Your task - Copy down every line where the string "React" shows up.

Available data -
^^^^

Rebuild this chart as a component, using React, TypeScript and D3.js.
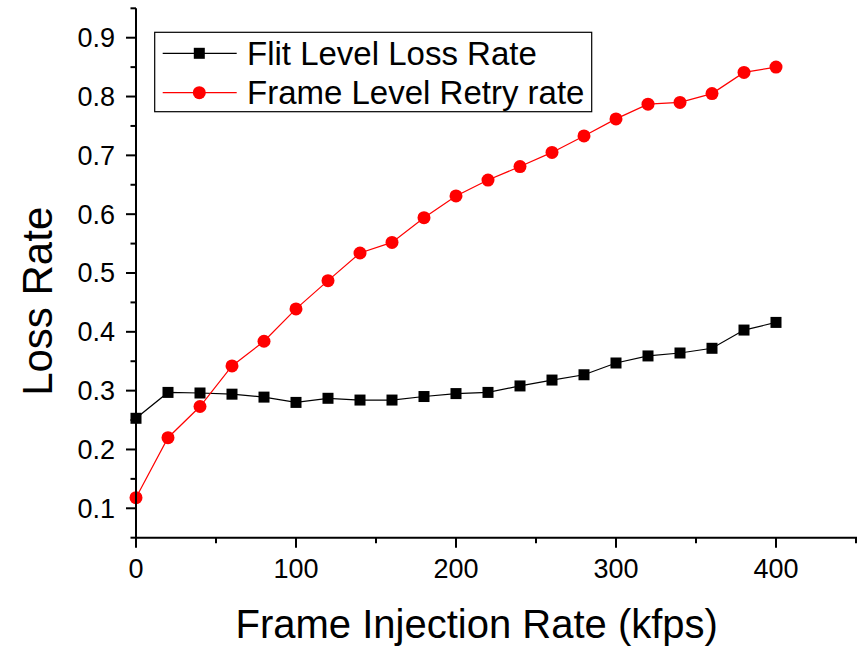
import React from "react";
import * as d3 from "d3";

// injection rate (kfps)
const rates = [0, 20, 40, 60, 80, 100, 120, 140, 160, 180, 200, 220, 240, 260, 280, 300, 320, 340, 360, 380, 400];

const flitLoss = [0.253, 0.297, 0.296, 0.294, 0.289, 0.28, 0.287, 0.284, 0.284, 0.29, 0.295, 0.297, 0.308, 0.318, 0.327, 0.347, 0.359, 0.364, 0.372, 0.403, 0.416];
const frameRetry = [0.118, 0.22, 0.273, 0.342, 0.384, 0.439, 0.487, 0.534, 0.552, 0.594, 0.631, 0.658, 0.681, 0.705, 0.733, 0.762, 0.787, 0.79, 0.805, 0.841, 0.85];

const xTicks = [0, 100, 200, 300, 400];
const xMinor = [50, 150, 250, 350, 450];
const yTicks = [0.1, 0.2, 0.3, 0.4, 0.5, 0.6, 0.7, 0.8, 0.9];
const yMinor = [0.05, 0.15, 0.25, 0.35, 0.45, 0.55, 0.65, 0.75, 0.85, 0.95];

const seriesNames = ["Flit Level Loss Rate", "Frame Level Retry rate"];

const W = 862;
const H = 648;
const FONT = "'Liberation Sans', Arial, sans-serif";

export default function App() {
  const x = d3.scaleLinear().domain([0, 450]).range([136, 856]);
  const y = d3.scaleLinear().domain([0.05, 0.95]).range([537.7, 8.3]);

  const line = d3
    .line<number>()
    .x((_, i) => x(rates[i]))
    .y((d) => y(d));

  const sq = 11;
  const r = 6.5;

  return (
    <svg
      width={W}
      height={H}
      style={{ position: "absolute", left: 0, top: 0, background: "#fff" }}
      fontFamily={FONT}
    >
      {/* series lines */}
      <path d={line(flitLoss) || ""} fill="none" stroke="#000" strokeWidth={1.2} />
      <path d={line(frameRetry) || ""} fill="none" stroke="#ff0000" strokeWidth={1.2} />

      {flitLoss.map((v, i) => (
        <rect key={"s" + i} x={x(rates[i]) - sq / 2} y={y(v) - sq / 2} width={sq} height={sq} fill="#000" />
      ))}
      {frameRetry.map((v, i) => (
        <circle key={"c" + i} cx={x(rates[i])} cy={y(v)} r={r} fill="#ff0000" />
      ))}

      {/* axes */}
      <line x1={x(0)} x2={x(0)} y1={y(0.95)} y2={y(0.05) + 1} stroke="#000" strokeWidth={2} />
      <line x1={x(0) - 1} x2={x(450) + 1} y1={y(0.05)} y2={y(0.05)} stroke="#000" strokeWidth={2} />

      {yTicks.map((t) => (
        <g key={"yt" + t}>
          <line x1={x(0) - 10} x2={x(0)} y1={y(t)} y2={y(t)} stroke="#000" strokeWidth={2} />
          <text x={115} y={y(t)} dy="0.35em" textAnchor="end" fontSize={27}>
            {t.toFixed(1)}
          </text>
        </g>
      ))}
      {yMinor.map((t) => (
        <line key={"ym" + t} x1={x(0) - 5.5} x2={x(0)} y1={y(t)} y2={y(t)} stroke="#000" strokeWidth={2} />
      ))}

      {xTicks.map((t) => (
        <g key={"xt" + t}>
          <line x1={x(t)} x2={x(t)} y1={y(0.05)} y2={y(0.05) + 10} stroke="#000" strokeWidth={2} />
          <text x={x(t)} y={578} textAnchor="middle" fontSize={27}>
            {t}
          </text>
        </g>
      ))}
      {xMinor.map((t) => (
        <line key={"xm" + t} x1={x(t)} x2={x(t)} y1={y(0.05)} y2={y(0.05) + 5.5} stroke="#000" strokeWidth={2} />
      ))}

      {/* axis titles */}
      <text x={476.7} y={638} textAnchor="middle" fontSize={40}>
        Frame Injection Rate (kfps)
      </text>
      <text transform="translate(52,301.3) rotate(-90)" textAnchor="middle" fontSize={42}>
        Loss Rate
      </text>

      {/* legend */}
      <rect x={154.7} y={32.3} width={437} height={79.4} fill="#fff" stroke="#000" strokeWidth={1.2} />
      {seriesNames.map((name, i) => {
        const ly = 53.3 + i * 39.4;
        return (
          <g key={name}>
            <line x1={162.7} x2={236.7} y1={ly} y2={ly} stroke={i === 0 ? "#000" : "#ff0000"} strokeWidth={1.2} />
            {i === 0 ? (
              <rect x={199.3 - sq / 2} y={ly - sq / 2} width={sq} height={sq} fill="#000" />
            ) : (
              <circle cx={199.3} cy={ly} r={r} fill="#ff0000" />
            )}
            <text x={247} y={ly + 11.5} fontSize={33}>
              {name}
            </text>
          </g>
        );
      })}
    </svg>
  );
}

^^^^

Written response -
Rebuild this chart as a component, using React, TypeScript and D3.js.
import React from "react";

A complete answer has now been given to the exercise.